§ WORK TO COMPLETE
Transcribe the listing in full, excluding any pictures.

§ SOURCE EXCERPT
==*==
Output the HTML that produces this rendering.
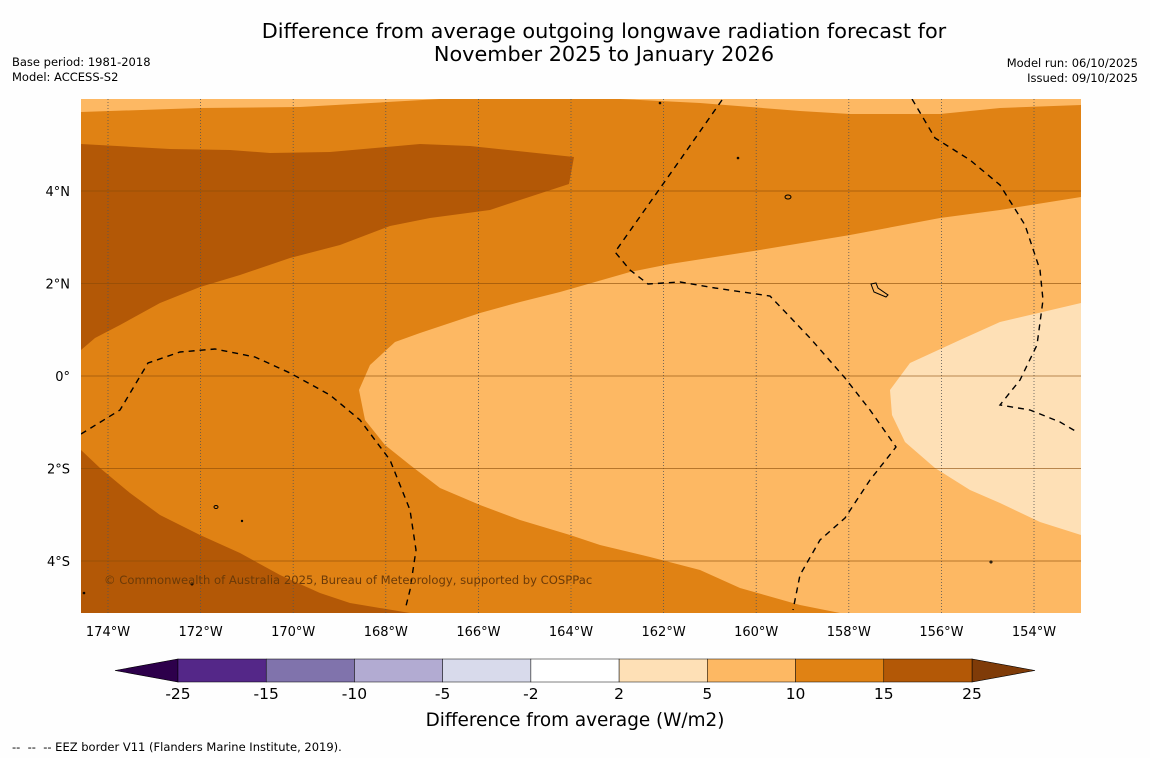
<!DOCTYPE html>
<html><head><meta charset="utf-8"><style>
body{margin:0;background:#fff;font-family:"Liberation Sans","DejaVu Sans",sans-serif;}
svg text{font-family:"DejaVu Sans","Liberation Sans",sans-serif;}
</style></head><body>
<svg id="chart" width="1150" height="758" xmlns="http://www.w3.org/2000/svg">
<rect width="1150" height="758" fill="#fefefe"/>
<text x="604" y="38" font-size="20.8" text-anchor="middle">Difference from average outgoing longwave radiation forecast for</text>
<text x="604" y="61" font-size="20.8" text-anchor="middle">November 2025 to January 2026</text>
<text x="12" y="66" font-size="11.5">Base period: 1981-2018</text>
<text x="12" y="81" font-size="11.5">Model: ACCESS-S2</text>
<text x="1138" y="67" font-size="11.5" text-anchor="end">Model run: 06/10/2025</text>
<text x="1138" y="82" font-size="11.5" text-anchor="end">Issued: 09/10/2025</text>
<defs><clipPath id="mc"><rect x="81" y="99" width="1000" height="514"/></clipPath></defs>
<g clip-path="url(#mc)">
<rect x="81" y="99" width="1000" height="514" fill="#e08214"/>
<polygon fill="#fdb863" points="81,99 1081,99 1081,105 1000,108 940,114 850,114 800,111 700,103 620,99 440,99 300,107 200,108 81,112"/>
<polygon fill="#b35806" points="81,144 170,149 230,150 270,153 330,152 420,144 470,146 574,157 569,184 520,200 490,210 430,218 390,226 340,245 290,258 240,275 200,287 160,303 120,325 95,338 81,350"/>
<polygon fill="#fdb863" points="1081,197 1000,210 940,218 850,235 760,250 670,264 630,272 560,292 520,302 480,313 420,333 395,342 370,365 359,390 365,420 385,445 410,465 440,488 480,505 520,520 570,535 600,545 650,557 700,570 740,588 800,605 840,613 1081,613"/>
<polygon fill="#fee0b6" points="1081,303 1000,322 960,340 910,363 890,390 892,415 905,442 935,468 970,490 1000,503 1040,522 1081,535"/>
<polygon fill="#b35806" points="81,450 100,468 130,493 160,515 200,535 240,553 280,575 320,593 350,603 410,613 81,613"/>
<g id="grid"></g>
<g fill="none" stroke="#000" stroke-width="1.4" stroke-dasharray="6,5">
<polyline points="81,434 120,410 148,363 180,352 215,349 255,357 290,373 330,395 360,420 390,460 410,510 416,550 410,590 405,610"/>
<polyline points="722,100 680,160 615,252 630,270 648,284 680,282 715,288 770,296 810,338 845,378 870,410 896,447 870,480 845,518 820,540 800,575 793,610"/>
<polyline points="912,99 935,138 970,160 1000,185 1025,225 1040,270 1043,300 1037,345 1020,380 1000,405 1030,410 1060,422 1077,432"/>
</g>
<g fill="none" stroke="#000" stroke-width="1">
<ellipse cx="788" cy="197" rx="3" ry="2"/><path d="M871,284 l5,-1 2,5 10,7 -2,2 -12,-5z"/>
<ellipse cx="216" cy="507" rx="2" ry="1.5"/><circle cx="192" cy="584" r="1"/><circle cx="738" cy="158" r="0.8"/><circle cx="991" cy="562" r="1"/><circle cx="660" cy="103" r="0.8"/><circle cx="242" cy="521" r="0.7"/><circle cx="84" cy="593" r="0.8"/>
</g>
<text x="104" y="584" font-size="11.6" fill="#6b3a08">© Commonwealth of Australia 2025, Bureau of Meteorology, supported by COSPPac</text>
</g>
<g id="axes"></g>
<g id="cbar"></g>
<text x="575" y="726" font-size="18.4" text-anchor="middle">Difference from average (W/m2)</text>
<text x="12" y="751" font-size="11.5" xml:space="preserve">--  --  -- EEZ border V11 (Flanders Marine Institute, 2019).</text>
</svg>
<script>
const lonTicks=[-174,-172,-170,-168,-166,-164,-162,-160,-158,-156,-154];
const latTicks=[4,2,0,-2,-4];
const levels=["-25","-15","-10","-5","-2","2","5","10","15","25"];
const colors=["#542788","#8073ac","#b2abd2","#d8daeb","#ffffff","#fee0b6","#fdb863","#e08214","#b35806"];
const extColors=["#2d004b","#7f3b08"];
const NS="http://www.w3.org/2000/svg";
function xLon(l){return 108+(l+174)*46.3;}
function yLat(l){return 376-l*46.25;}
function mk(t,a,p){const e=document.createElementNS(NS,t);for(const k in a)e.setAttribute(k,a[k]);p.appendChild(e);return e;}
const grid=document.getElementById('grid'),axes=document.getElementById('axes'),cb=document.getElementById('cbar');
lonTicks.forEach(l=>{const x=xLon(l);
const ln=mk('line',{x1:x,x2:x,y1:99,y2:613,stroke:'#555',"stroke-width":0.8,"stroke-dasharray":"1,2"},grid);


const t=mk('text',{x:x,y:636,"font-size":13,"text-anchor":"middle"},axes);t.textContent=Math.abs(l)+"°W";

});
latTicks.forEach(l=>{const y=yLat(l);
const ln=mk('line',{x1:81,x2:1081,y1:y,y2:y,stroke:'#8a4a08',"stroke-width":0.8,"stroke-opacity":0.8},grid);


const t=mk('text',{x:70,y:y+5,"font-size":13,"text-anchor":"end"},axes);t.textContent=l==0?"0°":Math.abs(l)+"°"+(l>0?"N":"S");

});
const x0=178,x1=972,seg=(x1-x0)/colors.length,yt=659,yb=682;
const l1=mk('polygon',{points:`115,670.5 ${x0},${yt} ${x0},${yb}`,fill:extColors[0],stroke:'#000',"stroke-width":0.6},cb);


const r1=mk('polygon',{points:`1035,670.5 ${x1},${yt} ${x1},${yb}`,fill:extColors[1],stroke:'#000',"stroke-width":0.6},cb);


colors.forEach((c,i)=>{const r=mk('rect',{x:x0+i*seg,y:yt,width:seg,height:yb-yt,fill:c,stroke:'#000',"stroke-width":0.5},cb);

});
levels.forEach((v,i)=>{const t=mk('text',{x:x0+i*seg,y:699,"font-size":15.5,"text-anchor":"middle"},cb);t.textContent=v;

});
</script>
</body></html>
==*==
§ SOLUTION
Output the HTML that produces this rendering.
<!DOCTYPE html>
<html><head><meta charset="utf-8"><style>
body{margin:0;background:#fff;font-family:"Liberation Sans","DejaVu Sans",sans-serif;}
svg text{font-family:"DejaVu Sans","Liberation Sans",sans-serif;}
</style></head><body>
<svg id="chart" width="1150" height="758" xmlns="http://www.w3.org/2000/svg">
<rect width="1150" height="758" fill="#fefefe"/>
<text x="604" y="38" font-size="20.8" text-anchor="middle">Difference from average outgoing longwave radiation forecast for</text>
<text x="604" y="61" font-size="20.8" text-anchor="middle">November 2025 to January 2026</text>
<text x="12" y="66" font-size="11.5">Base period: 1981-2018</text>
<text x="12" y="81" font-size="11.5">Model: ACCESS-S2</text>
<text x="1138" y="67" font-size="11.5" text-anchor="end">Model run: 06/10/2025</text>
<text x="1138" y="82" font-size="11.5" text-anchor="end">Issued: 09/10/2025</text>
<defs><clipPath id="mc"><rect x="81" y="99" width="1000" height="514"/></clipPath></defs>
<g clip-path="url(#mc)">
<rect x="81" y="99" width="1000" height="514" fill="#e08214"/>
<polygon fill="#fdb863" points="81,99 1081,99 1081,105 1000,108 940,114 850,114 800,111 700,103 620,99 440,99 300,107 200,108 81,112"/>
<polygon fill="#b35806" points="81,144 170,149 230,150 270,153 330,152 420,144 470,146 574,157 569,184 520,200 490,210 430,218 390,226 340,245 290,258 240,275 200,287 160,303 120,325 95,338 81,350"/>
<polygon fill="#fdb863" points="1081,197 1000,210 940,218 850,235 760,250 670,264 630,272 560,292 520,302 480,313 420,333 395,342 370,365 359,390 365,420 385,445 410,465 440,488 480,505 520,520 570,535 600,545 650,557 700,570 740,588 800,605 840,613 1081,613"/>
<polygon fill="#fee0b6" points="1081,303 1000,322 960,340 910,363 890,390 892,415 905,442 935,468 970,490 1000,503 1040,522 1081,535"/>
<polygon fill="#b35806" points="81,450 100,468 130,493 160,515 200,535 240,553 280,575 320,593 350,603 410,613 81,613"/>
<g id="grid"></g>
<g fill="none" stroke="#000" stroke-width="1.4" stroke-dasharray="6,5">
<polyline points="81,434 120,410 148,363 180,352 215,349 255,357 290,373 330,395 360,420 390,460 410,510 416,550 410,590 405,610"/>
<polyline points="722,100 680,160 615,252 630,270 648,284 680,282 715,288 770,296 810,338 845,378 870,410 896,447 870,480 845,518 820,540 800,575 793,610"/>
<polyline points="912,99 935,138 970,160 1000,185 1025,225 1040,270 1043,300 1037,345 1020,380 1000,405 1030,410 1060,422 1077,432"/>
</g>
<g fill="none" stroke="#000" stroke-width="1">
<ellipse cx="788" cy="197" rx="3" ry="2"/><path d="M871,284 l5,-1 2,5 10,7 -2,2 -12,-5z"/>
<ellipse cx="216" cy="507" rx="2" ry="1.5"/><circle cx="192" cy="584" r="1"/><circle cx="738" cy="158" r="0.8"/><circle cx="991" cy="562" r="1"/><circle cx="660" cy="103" r="0.8"/><circle cx="242" cy="521" r="0.7"/><circle cx="84" cy="593" r="0.8"/>
</g>
<text x="104" y="584" font-size="11.6" fill="#6b3a08">© Commonwealth of Australia 2025, Bureau of Meteorology, supported by COSPPac</text>
</g>
<g id="axes"></g>
<g id="cbar"></g>
<text x="575" y="726" font-size="18.4" text-anchor="middle">Difference from average (W/m2)</text>
<text x="12" y="751" font-size="11.5" xml:space="preserve">--  --  -- EEZ border V11 (Flanders Marine Institute, 2019).</text>
</svg>
<script>
const lonTicks=[-174,-172,-170,-168,-166,-164,-162,-160,-158,-156,-154];
const latTicks=[4,2,0,-2,-4];
const levels=["-25","-15","-10","-5","-2","2","5","10","15","25"];
const colors=["#542788","#8073ac","#b2abd2","#d8daeb","#ffffff","#fee0b6","#fdb863","#e08214","#b35806"];
const extColors=["#2d004b","#7f3b08"];
const NS="http://www.w3.org/2000/svg";
function xLon(l){return 108+(l+174)*46.3;}
function yLat(l){return 376-l*46.25;}
function mk(t,a,p){const e=document.createElementNS(NS,t);for(const k in a)e.setAttribute(k,a[k]);p.appendChild(e);return e;}
const grid=document.getElementById('grid'),axes=document.getElementById('axes'),cb=document.getElementById('cbar');
lonTicks.forEach(l=>{const x=xLon(l);
const ln=mk('line',{x1:x,x2:x,y1:99,y2:613,stroke:'#555',"stroke-width":0.8,"stroke-dasharray":"1,2"},grid);


const t=mk('text',{x:x,y:636,"font-size":13,"text-anchor":"middle"},axes);t.textContent=Math.abs(l)+"°W";

});
latTicks.forEach(l=>{const y=yLat(l);
const ln=mk('line',{x1:81,x2:1081,y1:y,y2:y,stroke:'#8a4a08',"stroke-width":0.8,"stroke-opacity":0.8},grid);


const t=mk('text',{x:70,y:y+5,"font-size":13,"text-anchor":"end"},axes);t.textContent=l==0?"0°":Math.abs(l)+"°"+(l>0?"N":"S");

});
const x0=178,x1=972,seg=(x1-x0)/colors.length,yt=659,yb=682;
const l1=mk('polygon',{points:`115,670.5 ${x0},${yt} ${x0},${yb}`,fill:extColors[0],stroke:'#000',"stroke-width":0.6},cb);


const r1=mk('polygon',{points:`1035,670.5 ${x1},${yt} ${x1},${yb}`,fill:extColors[1],stroke:'#000',"stroke-width":0.6},cb);


colors.forEach((c,i)=>{const r=mk('rect',{x:x0+i*seg,y:yt,width:seg,height:yb-yt,fill:c,stroke:'#000',"stroke-width":0.5},cb);

});
levels.forEach((v,i)=>{const t=mk('text',{x:x0+i*seg,y:699,"font-size":15.5,"text-anchor":"middle"},cb);t.textContent=v;

});
</script>
</body></html>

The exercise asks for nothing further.